Dolnośląskie zamki i pałace

Atrakcji turystycznych na Dolnym Śląsku nie brakuje, ale najcenniejsze są chyba zabytki, w szczególności zaś zamki i pałace dolnośląskie. Region był od zawsze niespokojny, znajdował się w strefie wpływów ościennych państw, a miejscowi książęta również czasami ze sobą wojowali. Wszyscy budowali więc zamki już od wczesnego średniowiecza. Dość szybko zaczęto budować zamki murowane, zwłaszcza z kamieni, których na Dolnym Śląsku nie brakowało. Dzisiaj można doliczyć się prawie stu zamków, ruin lub chociażby reliktów, a gdyby policzyć zamki przebudowane na pałace to zapewne byłoby ich więcej (zobacz mapę – https://discover.pl/zamki-dolnego-slaska/ ).

Jednym z ciekawszych zamków jest Książ, który został zbudowany w drugiej połowie XIII wieku przez księcia świdnicko-jaworskiego Bolka I i rozbudowany przez Bolka II Małego. Zamek wielokrotnie przechodził z rąk do rąk, a w 1509 roku dostał się w ręce Hobergów (od 1714 roku Hochbergów), którzy na początku XVII wieku Hobergowie otrzymali dobra Książ na własność dziedziczną. Zamek ucierpiał w czasie wojny trzydziestoletniej, kiedy to był kilkakrotnie plądrowany. Po wojnie umocnienia rozebrano i zamieniono na ogrody tarasowe. W pierwszej połowie XVIII wieku zamek przebudowano w stylu barokowym. Ostatniej przebudowy, w zasadzie rozbudowy dokonano na początku XX wieku. W 1941 zamek przejęły władze hitlerowski, które prowadziły poważne prace budowlane w podziemiach. Po wojnie zdewastowany zamek przejęło państwo, dzisiaj to własność Wałbrzycha. Jest to trzeci pod względem wielkości zamek w Polsce.

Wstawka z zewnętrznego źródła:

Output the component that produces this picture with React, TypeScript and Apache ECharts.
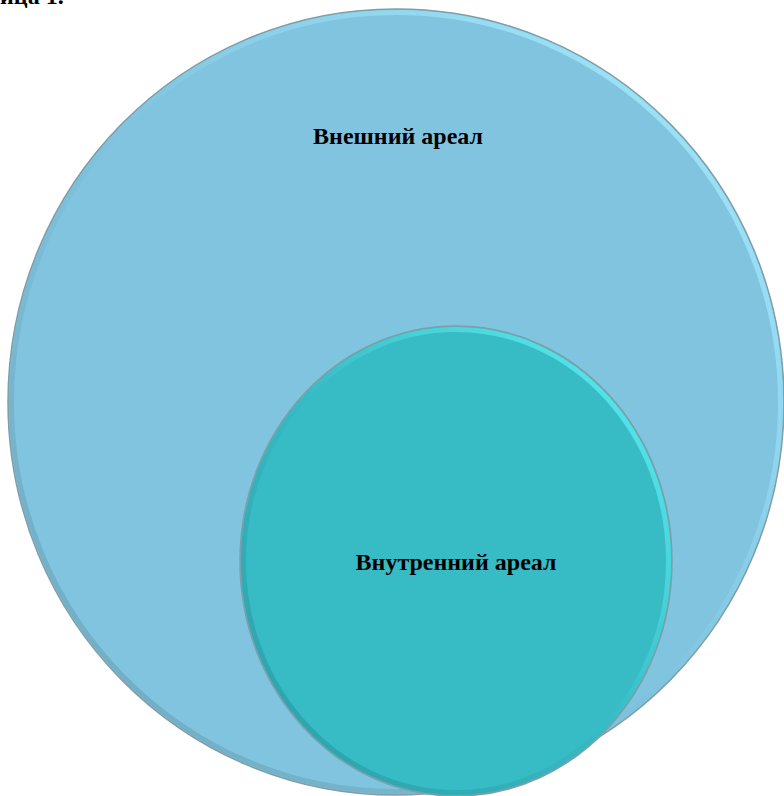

Całkiem inaczej potoczyły się losy zamku Bolczów, zbudowanego w drugiej połowie VIV wieku. Zamek Bolczów był siedzibą rycerzy rozbójników, a jego właściciel popierał husytów, dlatego w czasie wojen husyckich mieszczanie z Dolnego Śląska zdobyli i zniszczyli zamek, który został odbudowany i powiększony na początku XVI wieku. Kolejna rozbudowa nastąpiła w połowie XVI wieku i na początku XVII wieku. Były to modernizacje związane między innymi z przygotowaniem zamku do obrony z użyciem broni palnej i armat. Kres nadszedł w czasie wojny trzydziestoletniej, kiedy to wojska szwedzkie spaliły zamek. Od tej pory zamek zamieniał się w ruiny i tak był aż do początków XIX wielu, kiedy zamkiem zainteresowano się do celów turystycznych. Zbudowano gospodę w stylu szwajcarskim, uporządkowano teren i przystosowano ruiny do turystyki. Po II wojnie światowej gospoda została zdewastowana. W tej chwili są to ruiny zamku, które nie są skomercjalizowane i tym bardziej warto je odwiedzić.